▸ **PROVIDED DATA**:
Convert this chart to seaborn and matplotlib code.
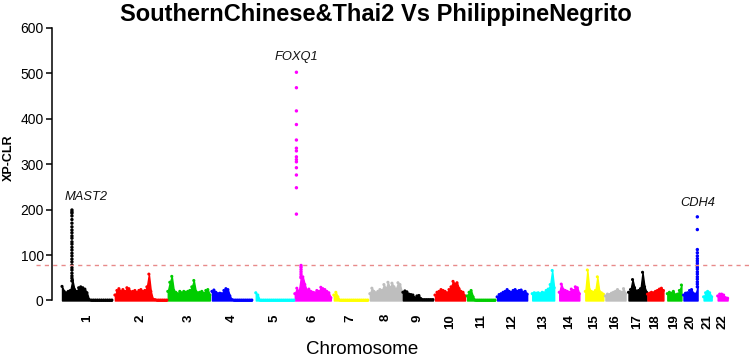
import numpy as np
import pandas as pd
import seaborn as sns
import matplotlib
matplotlib.use("Agg")
import matplotlib.pyplot as plt

# chromosome layout (Mb covered by SNPs, gap to next chromosome)
chrom_ids = list(range(1, 23))
chrom_span_mb = [216, 225, 182, 173, 165, 156, 147, 139, 130, 130, 121,
                 130, 95, 87, 78, 87, 78, 69, 61, 61, 35, 43]
chrom_gap_mb = [13, 4, 9, 17, 4, 13, 9, 4, 9, 9, 9, 22, 22, 26, 9, 13,
                4, 17, 9, 26, 26, 0]
chrom_colors = ["black", "red", "#00CD00", "blue", "cyan", "magenta",
                "yellow", "#BEBEBE"]

# upper envelope of XP-CLR scores, evenly spaced along each chromosome
chr1 = [31, 20, 17, 20, 22, 45, 24, 20, 28, 30, 28, 25, 17,
        2, 1, 1, 1, 1, 1, 1, 1, 1, 1, 1, 1]
chr2 = [12, 22, 26, 20, 24, 20, 28, 26, 19, 20, 22, 18, 22, 24,
        20, 22, 30, 58, 20, 3, 2, 1, 1, 1, 1, 1, 1]
chr3 = [20, 40, 53, 22, 18, 15, 20, 17, 20, 18, 20, 22, 30, 44,
        20, 17, 18, 20, 16, 22, 24, 12]
chr4 = [20, 23, 18, 15, 16, 15, 22, 26, 24, 10, 2, 1, 1, 1, 1, 1,
        1, 1, 1, 1, 1]
chr5 = [17, 12, 1, 1, 1, 1, 1, 1, 1, 1, 1, 1, 1, 1, 1, 1, 1, 1, 1, 1]
chr6 = [15, 27, 20, 50, 52, 35, 22, 25, 20, 18, 17, 22, 20, 29, 26,
        24, 20, 17, 6]
chr7 = [12, 18, 8, 1, 1, 1, 1, 1, 1, 1, 1, 1, 1, 1, 1, 1, 1, 1]
chr8 = [15, 27, 20, 17, 20, 24, 22, 35, 26, 40, 28, 38, 30, 25, 39,
        35, 18]
chr9 = [18, 21, 19, 14, 13, 12, 6, 10, 11, 4, 2, 2, 2, 2, 2, 2]
chr10 = [12, 18, 20, 24, 22, 20, 17, 24, 30, 42, 36, 39, 26, 20, 18, 10]
chr11 = [10, 18, 22, 8, 1, 1, 1, 1, 1, 1, 1, 1, 1, 1, 1]
chr12 = [8, 13, 15, 18, 20, 24, 20, 18, 22, 24, 20, 22, 23, 18, 20, 14]
chr13 = [15, 17, 16, 17, 15, 18, 17, 22, 25, 35, 66, 28]
chr14 = [18, 36, 24, 22, 20, 18, 25, 22, 30, 28, 15]
chr15 = [20, 67, 24, 20, 18, 22, 52, 20, 17, 14]
chr16 = [10, 14, 13, 16, 18, 20, 24, 20, 18, 26, 15]
chr17 = [18, 24, 46, 28, 20, 22, 26, 62, 30, 18]
chr18 = [14, 16, 18, 17, 20, 22, 25, 27, 22]
chr19 = [15, 18, 16, 20, 12, 14, 22, 34]
chr20 = [12, 16, 17, 22, 24, 15, 14, 30]
chr21 = [8, 17, 20, 17, 8]
chr22 = [10, 14, 14, 12, 6, 5]
profiles = [chr1, chr2, chr3, chr4, chr5, chr6, chr7, chr8, chr9, chr10,
            chr11, chr12, chr13, chr14, chr15, chr16, chr17, chr18, chr19,
            chr20, chr21, chr22]

# candidate regions above the threshold (single SNP columns)
mast2_xpclr = [199, 195, 192, 186, 178, 170, 162, 155, 149, 142, 137, 129,
               124, 117, 111, 104, 98, 91, 85, 78, 72, 67, 60, 54, 49, 43]
foxq1_xpclr = [502, 468, 417, 387, 353, 335, 329, 316, 310, 305, 292, 276,
               248, 190]
cdh4_xpclr = [184, 156, 112, 105, 98, 92, 87, 82, 77, 73, 69, 63, 58, 52,
              47, 41, 36, 30]
chr6_peak_xpclr = [77, 73, 68, 63, 58, 53]
peak_chrom = [1, 6, 20, 6]
peak_pos_mb = [43, 7, 60, 27]
peak_values = [mast2_xpclr, foxq1_xpclr, cdh4_xpclr, chr6_peak_xpclr]

genes = ["MAST2", "FOXQ1", "CDH4"]
gene_chrom = [1, 6, 20]
gene_label_y = [228, 536, 214]
threshold = 78

starts = np.concatenate([[0], np.cumsum(np.array(chrom_span_mb) + np.array(chrom_gap_mb))[:-1]])

rows = []
for c, span, st, prof in zip(chrom_ids, chrom_span_mb, starts, profiles):
    pos = st + np.linspace(0, span, len(prof))
    for p, v in zip(pos, prof):
        rows.append((c, p, v))
env = pd.DataFrame(rows, columns=["chrom", "bp_cum", "xpclr"])

rows = []
for c, p, vals in zip(peak_chrom, peak_pos_mb, peak_values):
    for v in vals:
        rows.append((c, starts[c - 1] + p, v))
peaks = pd.DataFrame(rows, columns=["chrom", "bp_cum", "xpclr"])

pal = {c: chrom_colors[(c - 1) % 8] for c in chrom_ids}

sns.set_style("ticks")
plt.rcParams["font.family"] = ["Liberation Sans", "DejaVu Sans"]
plt.rcParams["text.color"] = "black"
plt.rcParams["xtick.color"] = "black"
plt.rcParams["ytick.color"] = "black"
plt.rcParams["axes.edgecolor"] = "black"

fig = plt.figure(figsize=(7.53, 3.59), dpi=100)
ax = fig.add_axes([36 / 753, 0.1326, 1 - 36 / 753, 0.8206])

for c, g in env.groupby("chrom"):
    ax.fill_between(g["bp_cum"], 0, g["xpclr"], color=pal[c], lw=1.0,
                    edgecolor=pal[c])
sns.scatterplot(data=env, x="bp_cum", y="xpclr", hue="chrom", palette=pal,
                s=5, linewidth=0, legend=False, ax=ax)
sns.scatterplot(data=peaks, x="bp_cum", y="xpclr", hue="chrom", palette=pal,
                s=6, linewidth=0, legend=False, ax=ax)

ax.axhline(threshold, color="#e88a8a", lw=1.0, dashes=(3, 3))

for gname, c, ly in zip(genes, gene_chrom, gene_label_y):
    gx = peaks.loc[peaks["chrom"] == c, "bp_cum"].iloc[0]
    if gname == "MAST2":
        gx += 61
    ax.text(gx, ly, gname, ha="center", va="center", style="italic",
            fontsize=9.3, color="#111111")

ax.set_xlim(-112.6, 2992)
ax.set_ylim(-24, 624)
ax.set_yticks(range(0, 601, 100))
ax.set_yticklabels([str(v) for v in range(0, 601, 100)],
                   fontsize=9, fontweight="bold")
ticks = starts + np.array(chrom_span_mb) / 2
ax.set_xticks(ticks)
ax.set_xticklabels([str(c) for c in chrom_ids], rotation=90, fontsize=9.5,
                   fontweight="bold")
ax.tick_params(axis="x", length=0, pad=2)
ax.tick_params(axis="y", length=4, width=1.1, pad=2)
ax.set_xlabel("")
ax.set_ylabel("")
for s in ["top", "right", "bottom"]:
    ax.spines[s].set_visible(False)
ax.spines["left"].set_position(("data", -43.3))
ax.spines["left"].set_bounds(0, 600)
ax.spines["left"].set_linewidth(1.1)

fig.text(376 / 753, 1 - 15 / 359, "SouthernChinese&Thai2 Vs PhilippineNegrito",
         ha="center", va="center", fontsize=17, fontweight="bold")
fig.text(362 / 753, 1 - 349 / 359, "Chromosome", ha="center", va="center",
         fontsize=13.5)
fig.text(9 / 753, 1 - 158 / 359, "XP-CLR", ha="center", va="center",
         rotation=90, fontsize=9, fontweight="bold")

fig.savefig("out.png", dpi=100)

▸ **PROMPT**: Repeat only the lines between the start of the data and the line with "import matplotlib.pyplot as plt", including those two lines, and skip the pictures.

▸ **SOLUTION FOR THIS EXERCISE**:
Convert this chart to seaborn and matplotlib code.
import numpy as np
import pandas as pd
import seaborn as sns
import matplotlib
matplotlib.use("Agg")
import matplotlib.pyplot as plt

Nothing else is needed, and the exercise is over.